By the end of World War II, more than 200,000 Dutch people had died from war-related causes.
This war-torn country was what Anderson and his fellow soldiers arrived to that winter.
And that’s why the gesture he received from the house across from where he set up his tent on that neighbourhood street meant so much.
“I had my tent set up for a couple of days and a little boy came over,” Anderson recalled. “He said his name was Hans and his mother and father wanted to talk to me.”
Anderson said the family, whom he came to know as the Mochveldts, was appreciative of the Canadian soldiers and invited him to stay inside the house.
“He said, ‘Seeing as your tent is outside our house, how would you like to sleep inside on a bed and mattress?’ he said. I said, ‘That would be great.’ “
Anderson grew fond of the family, which consisted of the mother and father, their son Hans and a younger daughter named Reneka. He knew that, like most in the Netherlands, they were trying to rebuild their lives but he was grateful they invited him inside. He quickly noticed one alarming thing about Reneka – despite the chilly weather outside, the youngster had nothing to wear on her feet.
“She was running all around without shoes and there was snow all over the place – it was terrible,” he said. “I asked her if I could borrow her foot, took a piece of paper and traced the outside of her foot.
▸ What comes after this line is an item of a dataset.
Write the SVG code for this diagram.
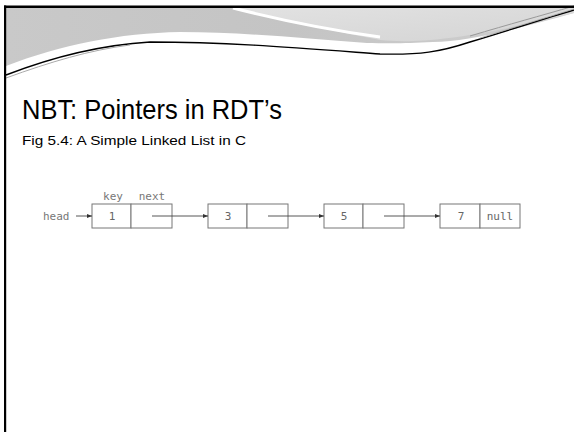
<svg xmlns="http://www.w3.org/2000/svg" width="574" height="432" viewBox="0 0 574 432">
<defs>
<linearGradient id="hdr" x1="0" y1="0" x2="1" y2="0">
<stop offset="0" stop-color="#c9c9c9"/>
<stop offset="0.5" stop-color="#c4c4c4"/>
<stop offset="1" stop-color="#cfcfcf"/>
</linearGradient>
<linearGradient id="hdr2" x1="0" y1="0" x2="1" y2="1">
<stop offset="0" stop-color="#e2e2e2"/>
<stop offset="1" stop-color="#d4d4d4"/>
</linearGradient>
<marker id="ah" viewBox="0 0 10 10" refX="10" refY="5" markerWidth="7" markerHeight="5" orient="auto" markerUnits="userSpaceOnUse">
<path d="M0,1 L10,5 L0,9 z" fill="#333"/>
</marker>
<style>
.cell{fill:#fff;stroke:#777;stroke-width:1}
.lbl{font-family:"DejaVu Sans Mono","Liberation Mono",monospace;font-size:11px;fill:#777}
.val{font-family:"DejaVu Sans Mono","Liberation Mono",monospace;font-size:11px;fill:#666;text-anchor:middle}
.conn{stroke:#444;stroke-width:0.9;fill:none;marker-end:url(#ah)}
</style>
</defs>
<rect width="574" height="432" fill="#fff"/>
<g id="header">
<path d="M6,8 H574 V13 C520,28 470,42 433,42 C400,44 380,43 367,43 C300,38 240,32 180,32 C120,33 60,45 6,66 Z" fill="url(#hdr)"/>
<path d="M233,8 C290,22 340,32 380,40 C420,44 470,38 574,13 V8 Z" fill="url(#hdr2)"/>
<path d="M233,8 C280,20 330,30 380,37" stroke="#fff" stroke-width="3" fill="none"/>
<path d="M6,75 C50,58 100,45 150,42 C230,42 300,48 380,54 C420,55 440,52 470,42 C510,30 540,20 574,10" stroke="#000" stroke-width="1.4" fill="none"/>
<path d="M6,78 C50,62 90,50 130,45" stroke="#aaa" stroke-width="1" fill="none"/>
<path d="M470,36 C510,24 540,16 574,6" stroke="#999" stroke-width="1" fill="none"/>
<path d="M480,38 C515,27 545,18 574,9" stroke="#aaa" stroke-width="0.8" fill="none"/>
</g>
<g id="frame">
<rect x="4" y="5.5" width="570" height="2.5" fill="#000"/>
<rect x="4" y="5.5" width="2.2" height="426.5" fill="#000"/>
</g>
<g id="title">
<text x="22" y="119" font-family="Liberation Sans, Arial, sans-serif" font-size="28" fill="#000" textLength="260" lengthAdjust="spacingAndGlyphs">NBT: Pointers in RDT’s</text>
</g>
<g id="subtitle">
<text x="22" y="145" font-family="Liberation Sans, Arial, sans-serif" font-size="13" fill="#000" textLength="224" lengthAdjust="spacingAndGlyphs">Fig 5.4: A Simple Linked List in C</text>
</g>
<g id="head">
<text class="lbl" x="43" y="220">head</text>
</g>
<g id="labels">
<text class="lbl" x="113" y="200" text-anchor="middle">key</text>
<text class="lbl" x="152" y="200" text-anchor="middle">next</text>
</g>
<g id="node1">
<rect class="cell" x="92" y="204" width="39" height="24"/>
<rect class="cell" x="131" y="204" width="41" height="24"/>
<text class="val" x="112" y="220">1</text>
</g>
<g id="node3">
<rect class="cell" x="208" y="204" width="39" height="24"/>
<rect class="cell" x="247" y="204" width="41" height="24"/>
<text class="val" x="228" y="220">3</text>
</g>
<g id="node5">
<rect class="cell" x="324" y="204" width="39" height="24"/>
<rect class="cell" x="363" y="204" width="41" height="24"/>
<text class="val" x="344" y="220">5</text>
</g>
<g id="node7">
<rect class="cell" x="440" y="204" width="40" height="24"/>
<rect class="cell" x="480" y="204" width="40" height="24"/>
<text class="val" x="461" y="220">7</text>
<text class="val" x="500" y="220">null</text>
</g>
<g id="connectors">
<line class="conn" x1="76" y1="216" x2="92" y2="216"/>
<line class="conn" x1="152" y1="216" x2="208" y2="216"/>
<line class="conn" x1="268" y1="216" x2="324" y2="216"/>
<line class="conn" x1="384" y1="216" x2="440" y2="216"/>
</g>
</svg>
I mailed that piece of paper to my mother in Toronto and about six weeks later the shoes arrived.”
Anderson said the look on her face when he handed her the brand new shoes from Canada was priceless.
“She just went bananas,” he said. “She was jumping all over the place.”
Near the end of 1944, Anderson and his regiment moved on to Germany and he said goodbye to the Mochveldt family.
Anderson returned to the Netherlands in 1978 to honour his cousin’s death in the war. |
Decades passed, and Anderson heard of an invitation from the government that any veterans who had relatives killed in the Netherlands during World War II had the opportunity to attend a special memorial in that country in 1978. Anderson had a cousin killed during the war and decided to accept the offer.
After arriving in the Netherlands, he decided to go back to that same street he was stationed at in 1944. He knocked on the door and was blown away to see a now six-foot-tall and adult Hans Mochveldt answer the door.
“He recognized me immediately and told me that his father had passed away and his mother is now in a nursing home,” he said.
Anderson and Hans made their way to the nursing home, where Mrs. Mochveldt embraced Anderson and floored him with news about Reneka.
“She told me, ‘You know those shoes you gave Reneka? She got them gold-plated and they are now sitting over her fireplace in her living room with a little sign: Shoes From a Canadian Soldier,’ “Anderson said.
He learned that Reneka was married and living in England, and that she never forgot the man who provided her with shoes.
“It thrills me to think that after all these years that little girl remembered that a Canadian solider helped get her a pair of shoes to wear,” Anderson said.
Anderson, now 93, regularly gives talks on his war experiences to schoolchildren in the Fraser Valley and is also the president of the Abbotsford Table Tennis Club. |
He hasn’t been in contact with the Mochveldt family since 1978, but Reneka would now be in her late-70s.
He admitted he’s curious where those gold-plated shoes are today, but will never forget that winter of 1944, when he brought a smile to a girl and a house that needed it.